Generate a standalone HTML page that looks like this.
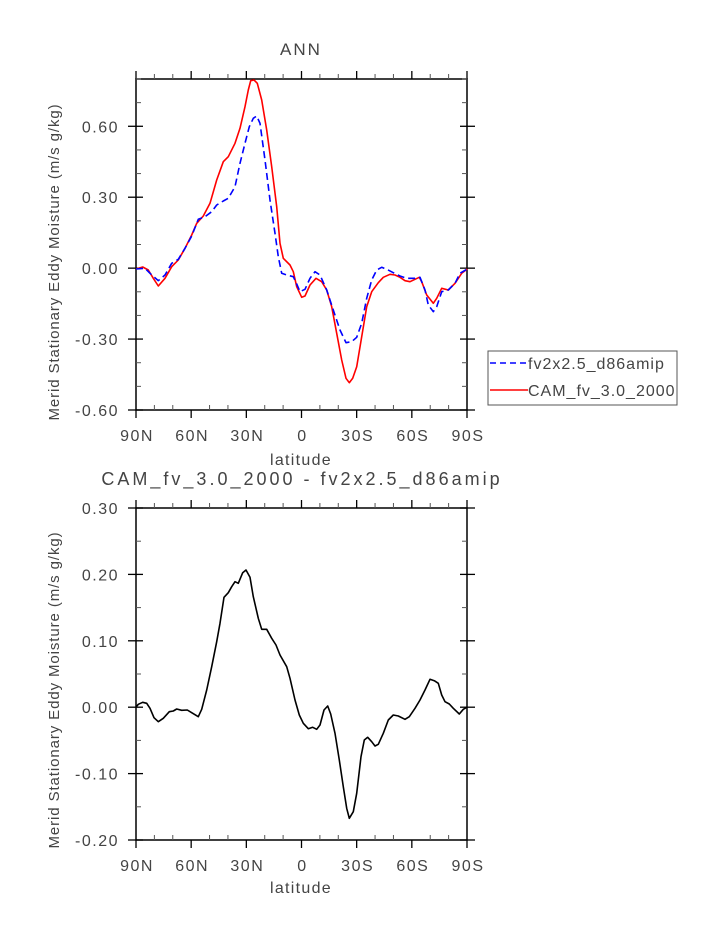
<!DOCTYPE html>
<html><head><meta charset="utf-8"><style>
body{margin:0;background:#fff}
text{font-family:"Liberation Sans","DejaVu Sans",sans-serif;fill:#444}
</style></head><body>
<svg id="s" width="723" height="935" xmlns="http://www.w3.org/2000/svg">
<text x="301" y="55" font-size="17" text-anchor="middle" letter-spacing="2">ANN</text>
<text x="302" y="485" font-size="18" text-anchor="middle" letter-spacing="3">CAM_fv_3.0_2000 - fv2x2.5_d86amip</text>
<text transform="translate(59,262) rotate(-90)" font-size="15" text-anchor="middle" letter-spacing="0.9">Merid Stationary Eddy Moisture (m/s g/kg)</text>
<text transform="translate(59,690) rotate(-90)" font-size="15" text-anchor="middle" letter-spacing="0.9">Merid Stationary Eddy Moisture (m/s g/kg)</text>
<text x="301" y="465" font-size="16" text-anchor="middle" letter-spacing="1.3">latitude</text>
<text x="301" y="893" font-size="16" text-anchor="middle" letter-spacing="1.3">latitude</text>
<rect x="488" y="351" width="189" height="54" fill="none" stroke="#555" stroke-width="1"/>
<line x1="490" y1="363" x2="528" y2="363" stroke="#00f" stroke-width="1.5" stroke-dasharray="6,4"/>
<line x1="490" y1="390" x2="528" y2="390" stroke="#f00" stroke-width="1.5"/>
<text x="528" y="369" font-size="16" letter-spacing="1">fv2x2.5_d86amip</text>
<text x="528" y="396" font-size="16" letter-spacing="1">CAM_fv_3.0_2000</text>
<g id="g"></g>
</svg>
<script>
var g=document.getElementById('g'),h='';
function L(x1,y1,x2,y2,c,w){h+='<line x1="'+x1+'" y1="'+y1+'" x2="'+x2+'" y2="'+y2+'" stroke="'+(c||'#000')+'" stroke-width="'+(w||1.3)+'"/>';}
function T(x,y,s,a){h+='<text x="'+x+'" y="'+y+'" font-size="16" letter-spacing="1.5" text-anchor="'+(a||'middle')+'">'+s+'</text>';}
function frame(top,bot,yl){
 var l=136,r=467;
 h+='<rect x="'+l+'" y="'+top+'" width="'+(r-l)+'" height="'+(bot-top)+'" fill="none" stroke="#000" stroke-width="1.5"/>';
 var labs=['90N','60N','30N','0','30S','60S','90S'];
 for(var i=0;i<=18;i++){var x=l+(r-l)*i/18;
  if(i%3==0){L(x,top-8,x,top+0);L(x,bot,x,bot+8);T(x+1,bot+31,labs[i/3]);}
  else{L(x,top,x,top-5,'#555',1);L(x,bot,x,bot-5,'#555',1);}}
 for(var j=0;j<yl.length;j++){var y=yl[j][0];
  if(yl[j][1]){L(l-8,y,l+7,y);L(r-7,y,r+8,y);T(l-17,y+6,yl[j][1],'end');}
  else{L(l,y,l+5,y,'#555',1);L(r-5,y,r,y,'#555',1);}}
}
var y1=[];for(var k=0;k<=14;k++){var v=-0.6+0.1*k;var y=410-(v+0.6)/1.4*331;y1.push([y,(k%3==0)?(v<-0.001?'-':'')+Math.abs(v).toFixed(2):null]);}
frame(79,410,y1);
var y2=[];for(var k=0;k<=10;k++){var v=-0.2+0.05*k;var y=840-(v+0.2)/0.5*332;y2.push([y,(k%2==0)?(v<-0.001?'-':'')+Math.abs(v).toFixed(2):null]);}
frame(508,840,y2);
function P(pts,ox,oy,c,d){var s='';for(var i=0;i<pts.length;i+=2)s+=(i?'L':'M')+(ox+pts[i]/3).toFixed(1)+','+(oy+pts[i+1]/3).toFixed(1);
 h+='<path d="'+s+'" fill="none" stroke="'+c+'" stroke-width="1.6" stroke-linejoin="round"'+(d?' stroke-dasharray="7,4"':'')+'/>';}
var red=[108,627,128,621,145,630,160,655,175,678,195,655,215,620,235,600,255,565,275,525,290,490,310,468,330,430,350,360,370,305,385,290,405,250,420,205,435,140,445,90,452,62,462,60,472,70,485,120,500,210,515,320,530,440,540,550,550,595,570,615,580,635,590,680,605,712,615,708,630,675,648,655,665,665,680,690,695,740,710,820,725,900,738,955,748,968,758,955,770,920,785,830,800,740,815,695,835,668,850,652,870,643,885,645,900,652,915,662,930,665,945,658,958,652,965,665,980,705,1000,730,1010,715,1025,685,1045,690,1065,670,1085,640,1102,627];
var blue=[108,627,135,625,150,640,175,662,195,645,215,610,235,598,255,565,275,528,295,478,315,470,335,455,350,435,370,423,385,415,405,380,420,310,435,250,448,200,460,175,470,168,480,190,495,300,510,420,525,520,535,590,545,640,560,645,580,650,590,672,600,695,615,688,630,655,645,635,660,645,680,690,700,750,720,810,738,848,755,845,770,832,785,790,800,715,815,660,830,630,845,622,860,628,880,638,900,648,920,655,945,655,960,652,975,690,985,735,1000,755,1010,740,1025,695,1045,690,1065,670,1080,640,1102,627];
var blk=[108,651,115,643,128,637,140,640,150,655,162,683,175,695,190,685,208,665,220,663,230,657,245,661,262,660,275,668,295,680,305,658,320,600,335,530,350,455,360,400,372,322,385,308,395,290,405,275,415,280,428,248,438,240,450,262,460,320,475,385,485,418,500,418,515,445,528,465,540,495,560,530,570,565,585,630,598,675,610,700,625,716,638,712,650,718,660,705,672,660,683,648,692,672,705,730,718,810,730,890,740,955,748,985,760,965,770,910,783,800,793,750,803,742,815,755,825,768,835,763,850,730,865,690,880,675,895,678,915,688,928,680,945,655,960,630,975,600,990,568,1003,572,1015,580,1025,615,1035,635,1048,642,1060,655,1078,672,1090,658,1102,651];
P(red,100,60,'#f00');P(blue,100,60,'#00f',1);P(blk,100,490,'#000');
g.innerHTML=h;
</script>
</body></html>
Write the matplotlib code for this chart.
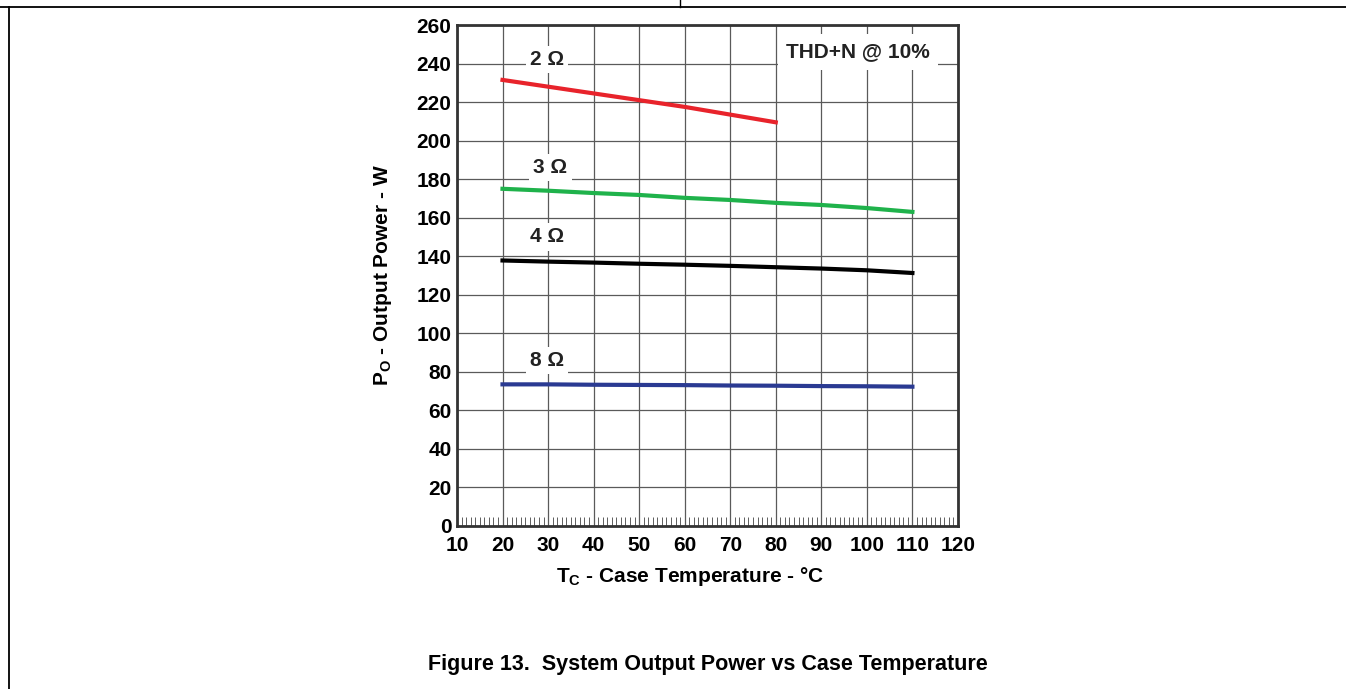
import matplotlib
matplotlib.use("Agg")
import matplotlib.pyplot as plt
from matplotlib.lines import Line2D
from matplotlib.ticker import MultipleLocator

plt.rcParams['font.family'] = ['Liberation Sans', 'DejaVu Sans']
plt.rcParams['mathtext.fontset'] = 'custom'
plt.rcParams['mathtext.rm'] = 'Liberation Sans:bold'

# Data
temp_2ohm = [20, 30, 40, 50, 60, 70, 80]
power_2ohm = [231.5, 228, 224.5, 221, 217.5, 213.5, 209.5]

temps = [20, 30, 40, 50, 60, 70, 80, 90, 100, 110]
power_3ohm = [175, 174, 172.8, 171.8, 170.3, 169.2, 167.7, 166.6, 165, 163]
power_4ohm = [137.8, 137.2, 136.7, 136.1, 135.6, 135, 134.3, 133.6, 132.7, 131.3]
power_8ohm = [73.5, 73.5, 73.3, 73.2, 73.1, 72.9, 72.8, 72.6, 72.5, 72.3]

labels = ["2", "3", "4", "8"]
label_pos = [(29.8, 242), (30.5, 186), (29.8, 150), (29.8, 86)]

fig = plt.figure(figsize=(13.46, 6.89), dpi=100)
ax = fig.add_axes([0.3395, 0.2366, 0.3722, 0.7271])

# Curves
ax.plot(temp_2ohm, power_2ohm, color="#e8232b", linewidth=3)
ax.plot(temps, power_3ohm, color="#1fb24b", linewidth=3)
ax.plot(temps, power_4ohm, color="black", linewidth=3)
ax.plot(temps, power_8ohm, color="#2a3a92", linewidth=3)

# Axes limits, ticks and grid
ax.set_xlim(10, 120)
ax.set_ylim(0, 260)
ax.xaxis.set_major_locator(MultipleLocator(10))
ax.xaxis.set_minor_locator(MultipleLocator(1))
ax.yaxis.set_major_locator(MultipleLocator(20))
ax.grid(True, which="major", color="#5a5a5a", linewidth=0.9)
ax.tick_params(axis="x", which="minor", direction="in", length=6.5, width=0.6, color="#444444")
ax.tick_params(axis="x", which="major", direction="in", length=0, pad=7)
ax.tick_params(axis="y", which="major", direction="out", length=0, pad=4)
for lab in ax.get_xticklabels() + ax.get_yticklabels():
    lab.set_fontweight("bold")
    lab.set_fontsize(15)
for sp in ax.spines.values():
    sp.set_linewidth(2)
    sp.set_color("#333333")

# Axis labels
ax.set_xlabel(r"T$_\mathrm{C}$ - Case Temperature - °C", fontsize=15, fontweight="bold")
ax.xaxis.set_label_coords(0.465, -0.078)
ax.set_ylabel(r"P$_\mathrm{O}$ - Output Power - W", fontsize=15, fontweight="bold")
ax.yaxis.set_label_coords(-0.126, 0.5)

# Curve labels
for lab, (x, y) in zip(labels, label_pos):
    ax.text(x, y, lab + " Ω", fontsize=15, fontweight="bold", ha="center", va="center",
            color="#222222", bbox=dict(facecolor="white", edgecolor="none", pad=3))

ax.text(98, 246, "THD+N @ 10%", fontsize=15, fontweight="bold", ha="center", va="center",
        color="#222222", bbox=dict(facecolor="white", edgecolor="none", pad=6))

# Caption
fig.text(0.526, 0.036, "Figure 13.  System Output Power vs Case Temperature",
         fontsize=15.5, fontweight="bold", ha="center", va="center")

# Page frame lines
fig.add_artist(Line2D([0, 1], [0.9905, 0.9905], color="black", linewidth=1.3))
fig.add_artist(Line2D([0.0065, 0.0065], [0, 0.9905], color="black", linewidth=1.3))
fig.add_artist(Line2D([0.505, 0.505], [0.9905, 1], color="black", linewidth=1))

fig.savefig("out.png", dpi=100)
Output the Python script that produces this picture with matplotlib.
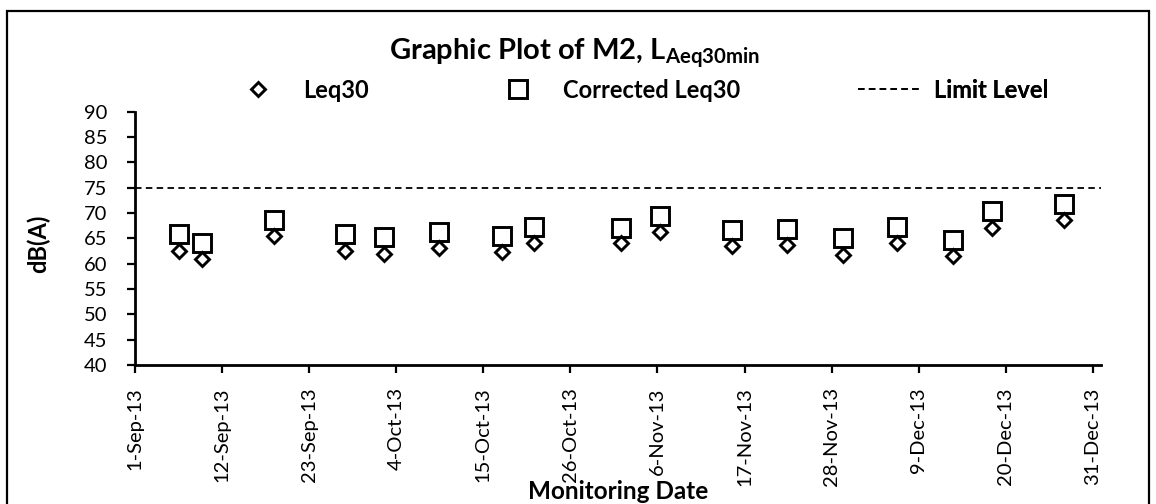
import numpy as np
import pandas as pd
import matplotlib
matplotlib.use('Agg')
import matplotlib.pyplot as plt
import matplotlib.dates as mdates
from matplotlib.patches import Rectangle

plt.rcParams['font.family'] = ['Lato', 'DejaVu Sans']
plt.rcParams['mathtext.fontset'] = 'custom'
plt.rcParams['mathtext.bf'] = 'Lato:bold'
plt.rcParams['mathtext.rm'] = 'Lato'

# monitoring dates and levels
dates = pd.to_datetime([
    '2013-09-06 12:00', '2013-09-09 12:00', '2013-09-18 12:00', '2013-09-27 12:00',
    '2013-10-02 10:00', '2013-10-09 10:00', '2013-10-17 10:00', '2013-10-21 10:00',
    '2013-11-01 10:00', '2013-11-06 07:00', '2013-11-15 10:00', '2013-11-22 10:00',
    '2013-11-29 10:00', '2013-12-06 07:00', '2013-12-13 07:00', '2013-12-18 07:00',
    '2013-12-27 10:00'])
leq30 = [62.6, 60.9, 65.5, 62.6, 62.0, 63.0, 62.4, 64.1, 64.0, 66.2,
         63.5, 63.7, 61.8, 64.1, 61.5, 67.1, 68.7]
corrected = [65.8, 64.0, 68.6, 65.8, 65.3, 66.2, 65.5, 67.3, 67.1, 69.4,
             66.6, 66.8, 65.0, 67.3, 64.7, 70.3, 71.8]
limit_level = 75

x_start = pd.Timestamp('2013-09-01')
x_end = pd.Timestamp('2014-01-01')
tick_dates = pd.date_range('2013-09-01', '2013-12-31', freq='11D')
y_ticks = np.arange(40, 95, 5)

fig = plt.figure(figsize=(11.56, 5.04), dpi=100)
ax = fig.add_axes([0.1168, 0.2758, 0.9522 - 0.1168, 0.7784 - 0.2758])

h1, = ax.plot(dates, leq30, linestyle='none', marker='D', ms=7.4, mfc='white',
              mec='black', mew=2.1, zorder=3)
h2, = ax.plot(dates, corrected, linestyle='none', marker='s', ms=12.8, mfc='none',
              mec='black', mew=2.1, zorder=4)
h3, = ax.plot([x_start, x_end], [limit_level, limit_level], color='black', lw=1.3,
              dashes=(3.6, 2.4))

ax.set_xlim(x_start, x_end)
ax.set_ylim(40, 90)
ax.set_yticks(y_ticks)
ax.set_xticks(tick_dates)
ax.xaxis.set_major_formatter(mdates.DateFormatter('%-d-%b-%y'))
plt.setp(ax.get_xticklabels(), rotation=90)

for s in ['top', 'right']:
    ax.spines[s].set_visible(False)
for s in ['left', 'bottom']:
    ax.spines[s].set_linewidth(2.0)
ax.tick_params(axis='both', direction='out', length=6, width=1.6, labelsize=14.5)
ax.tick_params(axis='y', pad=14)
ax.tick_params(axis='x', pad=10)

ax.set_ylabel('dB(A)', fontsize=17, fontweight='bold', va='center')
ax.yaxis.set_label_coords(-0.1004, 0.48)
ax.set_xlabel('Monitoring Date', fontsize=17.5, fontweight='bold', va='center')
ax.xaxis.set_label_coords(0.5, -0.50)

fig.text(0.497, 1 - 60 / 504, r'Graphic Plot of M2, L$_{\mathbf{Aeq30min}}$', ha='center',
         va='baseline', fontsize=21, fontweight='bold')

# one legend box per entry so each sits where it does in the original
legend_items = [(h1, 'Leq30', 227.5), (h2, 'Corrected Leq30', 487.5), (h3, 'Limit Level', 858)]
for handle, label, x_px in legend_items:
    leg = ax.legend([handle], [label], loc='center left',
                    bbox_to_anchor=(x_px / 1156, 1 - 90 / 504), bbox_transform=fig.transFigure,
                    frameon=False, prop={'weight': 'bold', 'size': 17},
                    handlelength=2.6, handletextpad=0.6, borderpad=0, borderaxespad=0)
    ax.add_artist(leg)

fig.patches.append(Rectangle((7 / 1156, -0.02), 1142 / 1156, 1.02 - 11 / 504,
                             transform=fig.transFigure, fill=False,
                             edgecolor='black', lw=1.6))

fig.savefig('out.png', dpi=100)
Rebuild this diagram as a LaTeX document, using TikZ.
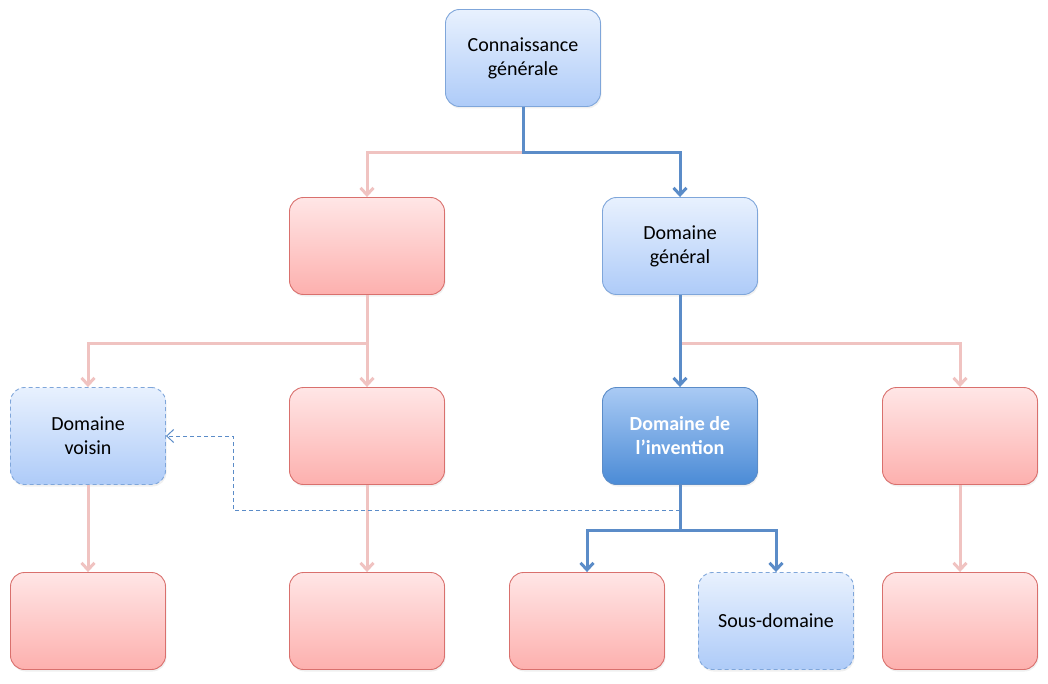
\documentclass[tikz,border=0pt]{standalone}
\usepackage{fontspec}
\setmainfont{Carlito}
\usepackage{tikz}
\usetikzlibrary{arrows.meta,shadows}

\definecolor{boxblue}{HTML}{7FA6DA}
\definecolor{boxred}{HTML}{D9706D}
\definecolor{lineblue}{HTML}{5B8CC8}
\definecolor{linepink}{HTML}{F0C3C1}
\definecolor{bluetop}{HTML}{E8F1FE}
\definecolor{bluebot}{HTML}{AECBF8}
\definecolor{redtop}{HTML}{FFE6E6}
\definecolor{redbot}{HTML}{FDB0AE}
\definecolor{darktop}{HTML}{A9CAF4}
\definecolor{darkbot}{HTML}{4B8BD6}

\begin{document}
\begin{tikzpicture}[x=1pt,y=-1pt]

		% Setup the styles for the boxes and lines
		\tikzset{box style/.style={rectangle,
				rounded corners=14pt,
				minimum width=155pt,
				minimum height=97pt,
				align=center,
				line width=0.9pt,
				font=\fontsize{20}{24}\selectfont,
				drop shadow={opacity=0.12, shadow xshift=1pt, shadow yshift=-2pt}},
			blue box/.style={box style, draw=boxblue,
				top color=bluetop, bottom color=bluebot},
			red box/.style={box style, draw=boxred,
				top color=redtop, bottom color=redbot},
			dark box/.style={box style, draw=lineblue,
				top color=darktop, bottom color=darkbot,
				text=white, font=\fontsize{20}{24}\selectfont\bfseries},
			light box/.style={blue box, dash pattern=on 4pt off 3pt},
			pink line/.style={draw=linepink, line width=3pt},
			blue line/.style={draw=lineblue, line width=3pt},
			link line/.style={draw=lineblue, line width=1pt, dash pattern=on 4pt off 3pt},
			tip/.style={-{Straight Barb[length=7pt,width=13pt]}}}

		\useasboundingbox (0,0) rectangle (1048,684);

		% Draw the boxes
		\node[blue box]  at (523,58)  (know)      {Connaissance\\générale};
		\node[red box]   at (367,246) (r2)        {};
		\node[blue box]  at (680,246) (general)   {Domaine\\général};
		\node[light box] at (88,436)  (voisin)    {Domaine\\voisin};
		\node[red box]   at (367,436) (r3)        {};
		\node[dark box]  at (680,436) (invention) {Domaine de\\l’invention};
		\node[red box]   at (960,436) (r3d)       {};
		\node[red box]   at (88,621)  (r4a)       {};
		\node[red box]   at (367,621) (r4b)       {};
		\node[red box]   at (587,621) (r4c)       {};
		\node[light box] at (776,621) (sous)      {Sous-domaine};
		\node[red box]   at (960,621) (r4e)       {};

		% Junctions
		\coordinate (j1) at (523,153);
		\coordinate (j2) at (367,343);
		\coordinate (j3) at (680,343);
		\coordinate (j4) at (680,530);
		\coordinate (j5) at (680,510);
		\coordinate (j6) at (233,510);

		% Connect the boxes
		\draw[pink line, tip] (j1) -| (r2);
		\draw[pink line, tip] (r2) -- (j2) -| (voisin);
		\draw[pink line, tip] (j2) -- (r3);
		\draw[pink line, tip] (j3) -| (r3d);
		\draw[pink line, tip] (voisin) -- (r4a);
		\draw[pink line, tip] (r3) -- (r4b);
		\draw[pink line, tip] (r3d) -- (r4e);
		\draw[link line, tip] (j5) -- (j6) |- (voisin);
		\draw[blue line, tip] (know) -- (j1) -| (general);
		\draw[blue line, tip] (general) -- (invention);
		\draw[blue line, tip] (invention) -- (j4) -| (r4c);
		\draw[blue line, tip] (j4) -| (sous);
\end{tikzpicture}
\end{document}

_Your objective_:
Set out every line from the material that contains the string "script".

_Response to this task_:
<script>
</script>
Output the Python script that produces this picture with matplotlib.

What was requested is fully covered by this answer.